──────── Data supplied ────────
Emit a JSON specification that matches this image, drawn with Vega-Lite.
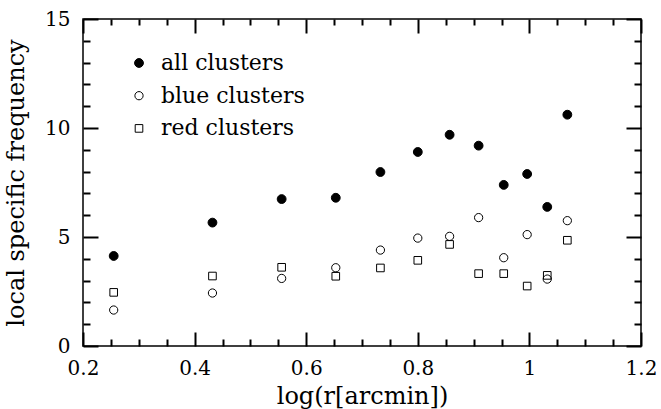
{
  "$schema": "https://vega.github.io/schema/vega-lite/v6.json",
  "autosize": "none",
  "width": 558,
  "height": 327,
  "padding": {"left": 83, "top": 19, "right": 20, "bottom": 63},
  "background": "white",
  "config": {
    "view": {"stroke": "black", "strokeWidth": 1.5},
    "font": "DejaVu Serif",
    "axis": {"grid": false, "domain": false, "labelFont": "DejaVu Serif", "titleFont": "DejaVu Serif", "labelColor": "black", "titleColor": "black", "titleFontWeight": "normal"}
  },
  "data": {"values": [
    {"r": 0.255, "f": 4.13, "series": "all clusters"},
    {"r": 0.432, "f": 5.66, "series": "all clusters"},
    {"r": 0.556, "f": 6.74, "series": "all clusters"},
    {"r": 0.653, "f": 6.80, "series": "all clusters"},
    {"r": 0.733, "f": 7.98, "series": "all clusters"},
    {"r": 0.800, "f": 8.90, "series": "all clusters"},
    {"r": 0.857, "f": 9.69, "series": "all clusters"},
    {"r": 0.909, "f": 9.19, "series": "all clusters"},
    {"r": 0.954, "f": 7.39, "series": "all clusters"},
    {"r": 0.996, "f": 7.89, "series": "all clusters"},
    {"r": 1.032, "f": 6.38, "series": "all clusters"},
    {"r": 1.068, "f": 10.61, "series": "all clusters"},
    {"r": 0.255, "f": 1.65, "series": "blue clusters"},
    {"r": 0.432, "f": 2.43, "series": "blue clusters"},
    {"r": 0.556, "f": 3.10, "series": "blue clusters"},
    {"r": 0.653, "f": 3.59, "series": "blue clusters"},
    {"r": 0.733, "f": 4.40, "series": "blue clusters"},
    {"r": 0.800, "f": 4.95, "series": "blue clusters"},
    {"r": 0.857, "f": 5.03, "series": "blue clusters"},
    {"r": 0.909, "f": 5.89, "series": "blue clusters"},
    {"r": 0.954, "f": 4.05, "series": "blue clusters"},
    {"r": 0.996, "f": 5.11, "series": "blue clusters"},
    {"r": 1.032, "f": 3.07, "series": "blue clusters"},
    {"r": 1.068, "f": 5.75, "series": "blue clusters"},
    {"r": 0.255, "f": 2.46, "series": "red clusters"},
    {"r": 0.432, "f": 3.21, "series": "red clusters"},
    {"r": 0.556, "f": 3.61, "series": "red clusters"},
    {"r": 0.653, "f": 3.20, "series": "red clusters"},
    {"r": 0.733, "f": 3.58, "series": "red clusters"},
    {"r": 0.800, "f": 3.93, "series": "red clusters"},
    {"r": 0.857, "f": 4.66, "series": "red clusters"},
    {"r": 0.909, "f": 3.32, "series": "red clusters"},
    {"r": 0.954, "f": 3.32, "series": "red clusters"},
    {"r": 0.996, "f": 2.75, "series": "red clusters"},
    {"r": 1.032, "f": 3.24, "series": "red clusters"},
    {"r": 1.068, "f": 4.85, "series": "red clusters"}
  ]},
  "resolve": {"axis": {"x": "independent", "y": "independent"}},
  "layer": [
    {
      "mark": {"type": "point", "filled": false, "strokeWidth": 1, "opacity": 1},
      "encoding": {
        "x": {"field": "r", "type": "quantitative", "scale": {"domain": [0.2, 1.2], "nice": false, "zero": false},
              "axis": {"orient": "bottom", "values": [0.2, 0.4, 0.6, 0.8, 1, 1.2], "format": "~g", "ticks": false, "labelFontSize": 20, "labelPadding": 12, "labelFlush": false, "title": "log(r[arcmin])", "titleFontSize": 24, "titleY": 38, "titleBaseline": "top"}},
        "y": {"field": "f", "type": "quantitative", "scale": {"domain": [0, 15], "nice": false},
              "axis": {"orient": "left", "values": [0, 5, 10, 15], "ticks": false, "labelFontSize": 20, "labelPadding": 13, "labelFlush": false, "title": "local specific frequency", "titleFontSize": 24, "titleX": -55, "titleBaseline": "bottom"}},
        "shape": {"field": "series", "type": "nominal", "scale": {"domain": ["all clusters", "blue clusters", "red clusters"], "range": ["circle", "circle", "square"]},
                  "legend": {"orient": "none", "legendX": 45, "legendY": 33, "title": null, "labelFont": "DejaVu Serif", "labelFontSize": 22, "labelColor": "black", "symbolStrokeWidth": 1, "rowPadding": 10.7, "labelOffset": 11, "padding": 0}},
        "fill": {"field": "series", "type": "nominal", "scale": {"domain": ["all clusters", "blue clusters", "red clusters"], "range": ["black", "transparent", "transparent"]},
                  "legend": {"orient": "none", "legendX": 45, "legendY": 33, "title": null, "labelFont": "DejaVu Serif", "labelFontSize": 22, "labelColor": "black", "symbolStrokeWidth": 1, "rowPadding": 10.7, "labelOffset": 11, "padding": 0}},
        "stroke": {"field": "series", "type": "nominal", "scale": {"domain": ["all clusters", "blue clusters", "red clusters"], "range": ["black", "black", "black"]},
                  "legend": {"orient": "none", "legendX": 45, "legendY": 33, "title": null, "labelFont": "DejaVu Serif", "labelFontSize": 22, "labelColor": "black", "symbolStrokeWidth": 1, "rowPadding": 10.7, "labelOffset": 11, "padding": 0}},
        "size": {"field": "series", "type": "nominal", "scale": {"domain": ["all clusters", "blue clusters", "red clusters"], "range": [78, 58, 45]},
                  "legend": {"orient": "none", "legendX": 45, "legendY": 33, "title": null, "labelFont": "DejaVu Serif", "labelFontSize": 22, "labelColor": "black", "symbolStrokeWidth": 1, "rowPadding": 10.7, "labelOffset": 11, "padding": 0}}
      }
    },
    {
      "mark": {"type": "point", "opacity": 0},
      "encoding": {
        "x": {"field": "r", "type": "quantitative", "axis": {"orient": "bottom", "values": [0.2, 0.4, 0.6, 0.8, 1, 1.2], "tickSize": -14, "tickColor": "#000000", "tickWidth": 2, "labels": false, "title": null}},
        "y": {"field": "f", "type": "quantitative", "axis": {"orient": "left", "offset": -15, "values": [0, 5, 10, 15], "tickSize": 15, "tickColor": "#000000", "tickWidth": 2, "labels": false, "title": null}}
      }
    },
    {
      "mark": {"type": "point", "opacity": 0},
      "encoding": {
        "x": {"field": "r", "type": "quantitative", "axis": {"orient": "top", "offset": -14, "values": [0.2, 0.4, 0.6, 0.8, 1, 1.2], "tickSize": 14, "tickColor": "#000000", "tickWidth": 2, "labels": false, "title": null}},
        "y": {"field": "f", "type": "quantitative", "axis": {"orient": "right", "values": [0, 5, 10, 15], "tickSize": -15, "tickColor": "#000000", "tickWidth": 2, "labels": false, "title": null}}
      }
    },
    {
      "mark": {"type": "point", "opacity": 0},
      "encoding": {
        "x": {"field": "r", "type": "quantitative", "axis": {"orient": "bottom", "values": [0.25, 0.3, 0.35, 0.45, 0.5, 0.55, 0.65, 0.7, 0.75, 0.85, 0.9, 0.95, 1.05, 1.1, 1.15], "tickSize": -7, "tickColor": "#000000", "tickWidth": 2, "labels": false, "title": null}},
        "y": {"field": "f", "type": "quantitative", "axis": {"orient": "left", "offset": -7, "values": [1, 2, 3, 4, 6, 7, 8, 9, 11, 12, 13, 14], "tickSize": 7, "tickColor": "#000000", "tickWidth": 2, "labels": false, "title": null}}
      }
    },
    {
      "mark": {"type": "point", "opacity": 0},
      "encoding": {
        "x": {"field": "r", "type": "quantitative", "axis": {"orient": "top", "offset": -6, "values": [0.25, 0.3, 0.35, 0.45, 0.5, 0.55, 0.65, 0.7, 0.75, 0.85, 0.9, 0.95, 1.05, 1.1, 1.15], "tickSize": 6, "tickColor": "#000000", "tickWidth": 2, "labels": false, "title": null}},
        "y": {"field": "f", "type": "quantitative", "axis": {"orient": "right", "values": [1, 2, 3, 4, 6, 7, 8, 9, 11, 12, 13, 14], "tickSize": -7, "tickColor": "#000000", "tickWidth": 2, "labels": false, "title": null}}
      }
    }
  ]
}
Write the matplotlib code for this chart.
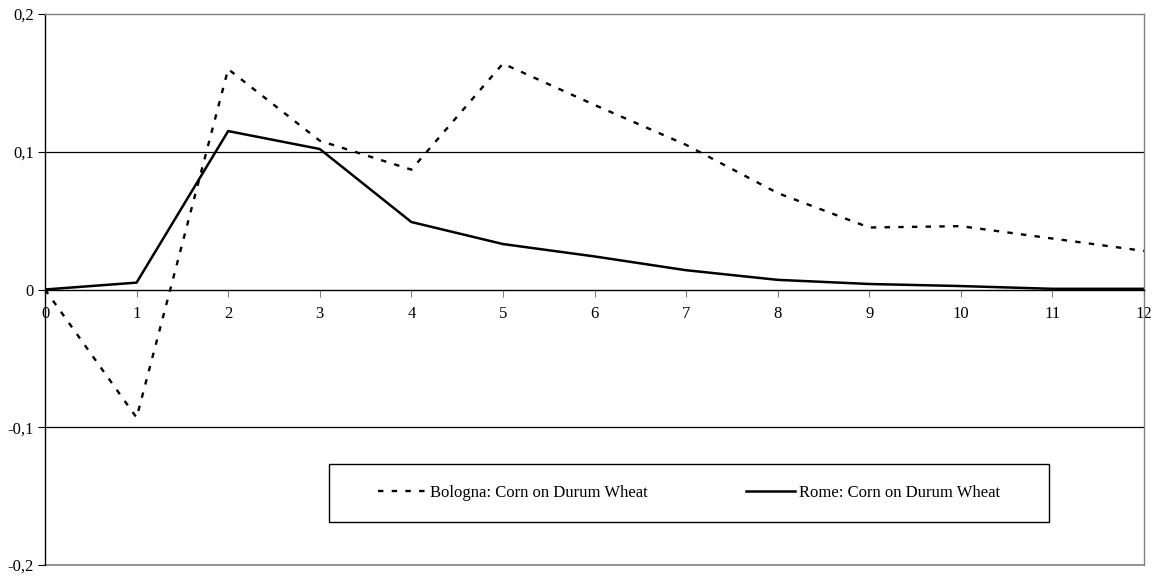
────────
- What to produce
Pick out every line with the string "this" and copy it.

- Task response
Emit a JSON specification that matches this image, drawn with Vega-Lite.
Write the matplotlib code for this chart.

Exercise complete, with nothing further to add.